## What you have to do
Would you quote the material below from its first line through the line containing "const px = (v: number)", exactly and with both ends included?

= = = = = = =

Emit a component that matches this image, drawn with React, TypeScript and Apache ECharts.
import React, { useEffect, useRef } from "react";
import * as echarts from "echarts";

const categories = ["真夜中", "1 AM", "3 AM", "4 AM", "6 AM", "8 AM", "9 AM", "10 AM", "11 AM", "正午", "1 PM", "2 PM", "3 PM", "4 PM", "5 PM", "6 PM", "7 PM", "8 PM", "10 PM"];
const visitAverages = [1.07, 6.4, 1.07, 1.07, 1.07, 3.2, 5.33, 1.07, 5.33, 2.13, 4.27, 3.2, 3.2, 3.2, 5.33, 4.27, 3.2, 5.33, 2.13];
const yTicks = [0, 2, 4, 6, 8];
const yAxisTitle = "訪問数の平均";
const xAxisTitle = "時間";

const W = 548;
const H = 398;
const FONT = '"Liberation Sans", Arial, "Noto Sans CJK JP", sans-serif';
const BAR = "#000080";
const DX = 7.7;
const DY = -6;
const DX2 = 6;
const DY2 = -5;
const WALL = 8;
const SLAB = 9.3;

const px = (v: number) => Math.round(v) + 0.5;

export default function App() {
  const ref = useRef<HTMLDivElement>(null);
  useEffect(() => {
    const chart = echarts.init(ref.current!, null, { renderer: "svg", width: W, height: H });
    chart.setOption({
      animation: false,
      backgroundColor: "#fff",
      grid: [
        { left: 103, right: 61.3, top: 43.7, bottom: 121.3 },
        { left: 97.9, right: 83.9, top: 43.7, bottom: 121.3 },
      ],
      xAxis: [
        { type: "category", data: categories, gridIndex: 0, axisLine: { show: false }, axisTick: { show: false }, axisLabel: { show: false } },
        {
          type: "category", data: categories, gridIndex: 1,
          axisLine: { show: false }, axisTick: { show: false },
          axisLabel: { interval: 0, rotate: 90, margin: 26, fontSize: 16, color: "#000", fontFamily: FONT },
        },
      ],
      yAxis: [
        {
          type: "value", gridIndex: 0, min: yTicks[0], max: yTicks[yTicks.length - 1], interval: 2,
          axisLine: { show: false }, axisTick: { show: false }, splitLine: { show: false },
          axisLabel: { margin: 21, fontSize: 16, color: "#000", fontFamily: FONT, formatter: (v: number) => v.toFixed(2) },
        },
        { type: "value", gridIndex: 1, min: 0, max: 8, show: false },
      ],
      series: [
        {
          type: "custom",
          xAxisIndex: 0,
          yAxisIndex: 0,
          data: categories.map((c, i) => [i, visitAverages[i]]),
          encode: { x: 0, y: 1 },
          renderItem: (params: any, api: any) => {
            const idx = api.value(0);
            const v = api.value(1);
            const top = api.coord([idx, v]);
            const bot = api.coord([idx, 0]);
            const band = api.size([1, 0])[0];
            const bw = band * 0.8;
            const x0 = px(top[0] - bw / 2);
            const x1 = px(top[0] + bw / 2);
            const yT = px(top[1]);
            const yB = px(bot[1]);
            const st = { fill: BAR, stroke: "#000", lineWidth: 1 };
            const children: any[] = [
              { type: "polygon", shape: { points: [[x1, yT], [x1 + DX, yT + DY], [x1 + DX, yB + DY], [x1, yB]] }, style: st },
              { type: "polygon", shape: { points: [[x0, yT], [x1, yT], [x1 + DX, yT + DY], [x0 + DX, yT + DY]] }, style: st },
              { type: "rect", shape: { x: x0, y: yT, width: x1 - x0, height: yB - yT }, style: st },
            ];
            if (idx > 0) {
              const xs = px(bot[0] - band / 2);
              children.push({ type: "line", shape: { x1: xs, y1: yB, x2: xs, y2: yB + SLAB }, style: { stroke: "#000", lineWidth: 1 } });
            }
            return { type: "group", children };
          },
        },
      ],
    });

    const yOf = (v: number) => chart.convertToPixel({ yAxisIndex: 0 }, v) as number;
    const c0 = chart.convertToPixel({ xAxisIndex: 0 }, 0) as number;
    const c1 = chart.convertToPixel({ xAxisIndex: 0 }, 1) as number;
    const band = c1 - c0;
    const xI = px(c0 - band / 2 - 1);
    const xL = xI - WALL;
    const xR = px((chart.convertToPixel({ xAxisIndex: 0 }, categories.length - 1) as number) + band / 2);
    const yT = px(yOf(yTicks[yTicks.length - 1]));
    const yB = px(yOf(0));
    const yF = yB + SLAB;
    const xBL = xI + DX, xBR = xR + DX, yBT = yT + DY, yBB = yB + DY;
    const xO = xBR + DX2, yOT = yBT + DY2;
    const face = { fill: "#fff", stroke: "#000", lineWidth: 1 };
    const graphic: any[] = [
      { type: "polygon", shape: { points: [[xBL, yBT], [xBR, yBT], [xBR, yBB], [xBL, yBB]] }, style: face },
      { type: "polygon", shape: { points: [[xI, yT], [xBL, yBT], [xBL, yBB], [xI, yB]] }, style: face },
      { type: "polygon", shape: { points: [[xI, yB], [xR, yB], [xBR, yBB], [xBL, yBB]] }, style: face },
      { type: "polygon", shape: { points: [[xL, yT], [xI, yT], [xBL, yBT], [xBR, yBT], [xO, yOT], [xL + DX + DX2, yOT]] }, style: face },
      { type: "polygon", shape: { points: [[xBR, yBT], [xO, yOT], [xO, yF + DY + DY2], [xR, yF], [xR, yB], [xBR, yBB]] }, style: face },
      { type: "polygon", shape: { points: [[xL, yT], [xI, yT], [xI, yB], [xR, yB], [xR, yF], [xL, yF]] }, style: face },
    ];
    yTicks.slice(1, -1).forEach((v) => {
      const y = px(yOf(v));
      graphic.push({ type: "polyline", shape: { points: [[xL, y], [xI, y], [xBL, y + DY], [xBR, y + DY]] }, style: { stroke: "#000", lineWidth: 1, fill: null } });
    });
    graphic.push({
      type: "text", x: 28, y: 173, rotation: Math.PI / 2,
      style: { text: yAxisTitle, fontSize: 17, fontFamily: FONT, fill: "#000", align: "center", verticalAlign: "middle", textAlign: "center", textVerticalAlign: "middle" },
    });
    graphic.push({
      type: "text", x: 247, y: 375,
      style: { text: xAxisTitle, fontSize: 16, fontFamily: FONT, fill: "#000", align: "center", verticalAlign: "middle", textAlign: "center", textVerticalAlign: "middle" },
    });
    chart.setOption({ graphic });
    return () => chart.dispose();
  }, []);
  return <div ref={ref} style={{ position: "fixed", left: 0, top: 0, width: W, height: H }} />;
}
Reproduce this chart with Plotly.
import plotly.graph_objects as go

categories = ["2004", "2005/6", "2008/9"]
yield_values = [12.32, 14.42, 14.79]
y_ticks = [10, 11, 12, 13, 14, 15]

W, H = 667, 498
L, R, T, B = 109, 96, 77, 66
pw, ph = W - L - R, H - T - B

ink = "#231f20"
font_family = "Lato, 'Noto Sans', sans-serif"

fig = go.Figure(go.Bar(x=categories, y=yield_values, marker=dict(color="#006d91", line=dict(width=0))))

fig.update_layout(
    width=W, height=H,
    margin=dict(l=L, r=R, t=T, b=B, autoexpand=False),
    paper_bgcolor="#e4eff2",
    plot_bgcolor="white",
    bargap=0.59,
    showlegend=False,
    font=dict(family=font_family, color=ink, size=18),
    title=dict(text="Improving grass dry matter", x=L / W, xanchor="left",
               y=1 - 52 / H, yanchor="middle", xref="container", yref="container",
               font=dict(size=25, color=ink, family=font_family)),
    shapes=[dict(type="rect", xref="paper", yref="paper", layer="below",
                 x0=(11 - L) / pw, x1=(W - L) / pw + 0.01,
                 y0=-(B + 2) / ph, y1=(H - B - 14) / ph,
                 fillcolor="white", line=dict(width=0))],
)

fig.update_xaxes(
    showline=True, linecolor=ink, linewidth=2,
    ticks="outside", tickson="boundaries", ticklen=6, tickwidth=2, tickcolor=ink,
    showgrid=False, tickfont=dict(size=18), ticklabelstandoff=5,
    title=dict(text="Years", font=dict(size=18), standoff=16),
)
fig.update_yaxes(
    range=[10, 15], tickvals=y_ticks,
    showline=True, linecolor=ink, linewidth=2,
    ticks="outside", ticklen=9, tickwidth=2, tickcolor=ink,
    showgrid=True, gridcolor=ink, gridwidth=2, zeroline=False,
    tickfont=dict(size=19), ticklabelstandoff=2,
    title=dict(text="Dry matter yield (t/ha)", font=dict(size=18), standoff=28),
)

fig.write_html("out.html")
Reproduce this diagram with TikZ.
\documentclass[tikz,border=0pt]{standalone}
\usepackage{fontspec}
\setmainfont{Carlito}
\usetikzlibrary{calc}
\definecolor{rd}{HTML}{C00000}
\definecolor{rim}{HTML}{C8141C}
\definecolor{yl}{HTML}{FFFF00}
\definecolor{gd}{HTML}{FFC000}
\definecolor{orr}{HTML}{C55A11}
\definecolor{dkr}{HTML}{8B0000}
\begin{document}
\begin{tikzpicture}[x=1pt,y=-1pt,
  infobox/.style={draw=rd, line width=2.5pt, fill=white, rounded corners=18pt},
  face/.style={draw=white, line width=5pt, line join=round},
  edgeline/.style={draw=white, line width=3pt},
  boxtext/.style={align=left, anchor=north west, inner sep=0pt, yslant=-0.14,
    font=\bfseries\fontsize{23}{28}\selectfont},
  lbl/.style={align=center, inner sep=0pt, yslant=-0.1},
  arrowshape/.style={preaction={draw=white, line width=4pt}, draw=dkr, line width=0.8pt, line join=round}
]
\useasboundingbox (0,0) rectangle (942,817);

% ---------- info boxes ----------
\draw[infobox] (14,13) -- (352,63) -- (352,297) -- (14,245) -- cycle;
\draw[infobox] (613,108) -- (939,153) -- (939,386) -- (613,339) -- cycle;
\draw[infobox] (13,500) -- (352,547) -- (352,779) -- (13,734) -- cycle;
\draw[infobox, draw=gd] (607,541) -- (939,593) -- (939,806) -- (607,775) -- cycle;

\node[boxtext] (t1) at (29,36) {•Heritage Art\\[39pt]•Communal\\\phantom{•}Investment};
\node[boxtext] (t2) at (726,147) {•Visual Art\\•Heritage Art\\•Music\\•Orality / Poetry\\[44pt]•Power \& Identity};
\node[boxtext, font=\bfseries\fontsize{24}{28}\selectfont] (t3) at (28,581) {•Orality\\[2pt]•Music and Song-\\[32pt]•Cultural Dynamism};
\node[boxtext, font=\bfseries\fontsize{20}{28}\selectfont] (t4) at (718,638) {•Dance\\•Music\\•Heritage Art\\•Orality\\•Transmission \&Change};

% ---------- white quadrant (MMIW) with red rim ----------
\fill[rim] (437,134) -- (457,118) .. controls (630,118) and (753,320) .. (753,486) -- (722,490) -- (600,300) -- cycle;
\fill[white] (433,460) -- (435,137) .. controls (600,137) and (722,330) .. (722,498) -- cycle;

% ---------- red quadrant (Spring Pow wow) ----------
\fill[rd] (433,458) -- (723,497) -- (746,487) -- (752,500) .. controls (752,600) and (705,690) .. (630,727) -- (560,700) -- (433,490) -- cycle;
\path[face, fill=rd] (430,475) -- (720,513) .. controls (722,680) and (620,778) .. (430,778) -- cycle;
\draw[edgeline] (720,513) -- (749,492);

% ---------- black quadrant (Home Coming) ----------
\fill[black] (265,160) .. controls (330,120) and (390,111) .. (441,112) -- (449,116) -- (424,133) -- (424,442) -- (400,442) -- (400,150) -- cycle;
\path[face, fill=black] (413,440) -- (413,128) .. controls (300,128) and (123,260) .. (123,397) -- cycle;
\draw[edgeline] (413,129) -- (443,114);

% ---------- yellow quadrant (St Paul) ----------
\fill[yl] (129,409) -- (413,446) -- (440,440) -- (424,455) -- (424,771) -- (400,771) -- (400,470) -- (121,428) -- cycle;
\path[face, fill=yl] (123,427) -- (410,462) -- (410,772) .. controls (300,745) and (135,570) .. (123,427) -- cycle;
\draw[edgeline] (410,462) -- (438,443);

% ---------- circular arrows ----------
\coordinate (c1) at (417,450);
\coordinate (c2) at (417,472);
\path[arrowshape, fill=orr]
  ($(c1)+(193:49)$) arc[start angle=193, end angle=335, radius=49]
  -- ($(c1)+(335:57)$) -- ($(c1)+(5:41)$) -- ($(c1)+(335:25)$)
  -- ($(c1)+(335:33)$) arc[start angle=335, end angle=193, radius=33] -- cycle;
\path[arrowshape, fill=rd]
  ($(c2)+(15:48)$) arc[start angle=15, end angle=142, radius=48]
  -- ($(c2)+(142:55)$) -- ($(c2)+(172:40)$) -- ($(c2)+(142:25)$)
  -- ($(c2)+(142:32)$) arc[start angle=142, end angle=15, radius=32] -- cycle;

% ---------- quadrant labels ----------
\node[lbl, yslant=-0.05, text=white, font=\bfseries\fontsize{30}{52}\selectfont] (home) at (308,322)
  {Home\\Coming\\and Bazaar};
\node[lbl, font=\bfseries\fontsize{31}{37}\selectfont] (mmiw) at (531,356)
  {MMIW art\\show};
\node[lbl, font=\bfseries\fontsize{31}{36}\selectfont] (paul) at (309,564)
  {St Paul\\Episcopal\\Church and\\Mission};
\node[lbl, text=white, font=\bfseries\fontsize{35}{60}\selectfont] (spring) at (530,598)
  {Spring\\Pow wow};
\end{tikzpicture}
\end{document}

= = = = = = =

## Solution to this exercise
Emit a component that matches this image, drawn with React, TypeScript and Apache ECharts.
import React, { useEffect, useRef } from "react";
import * as echarts from "echarts";

const categories = ["真夜中", "1 AM", "3 AM", "4 AM", "6 AM", "8 AM", "9 AM", "10 AM", "11 AM", "正午", "1 PM", "2 PM", "3 PM", "4 PM", "5 PM", "6 PM", "7 PM", "8 PM", "10 PM"];
const visitAverages = [1.07, 6.4, 1.07, 1.07, 1.07, 3.2, 5.33, 1.07, 5.33, 2.13, 4.27, 3.2, 3.2, 3.2, 5.33, 4.27, 3.2, 5.33, 2.13];
const yTicks = [0, 2, 4, 6, 8];
const yAxisTitle = "訪問数の平均";
const xAxisTitle = "時間";

const W = 548;
const H = 398;
const FONT = '"Liberation Sans", Arial, "Noto Sans CJK JP", sans-serif';
const BAR = "#000080";
const DX = 7.7;
const DY = -6;
const DX2 = 6;
const DY2 = -5;
const WALL = 8;
const SLAB = 9.3;

const px = (v: number) => Math.round(v) + 0.5;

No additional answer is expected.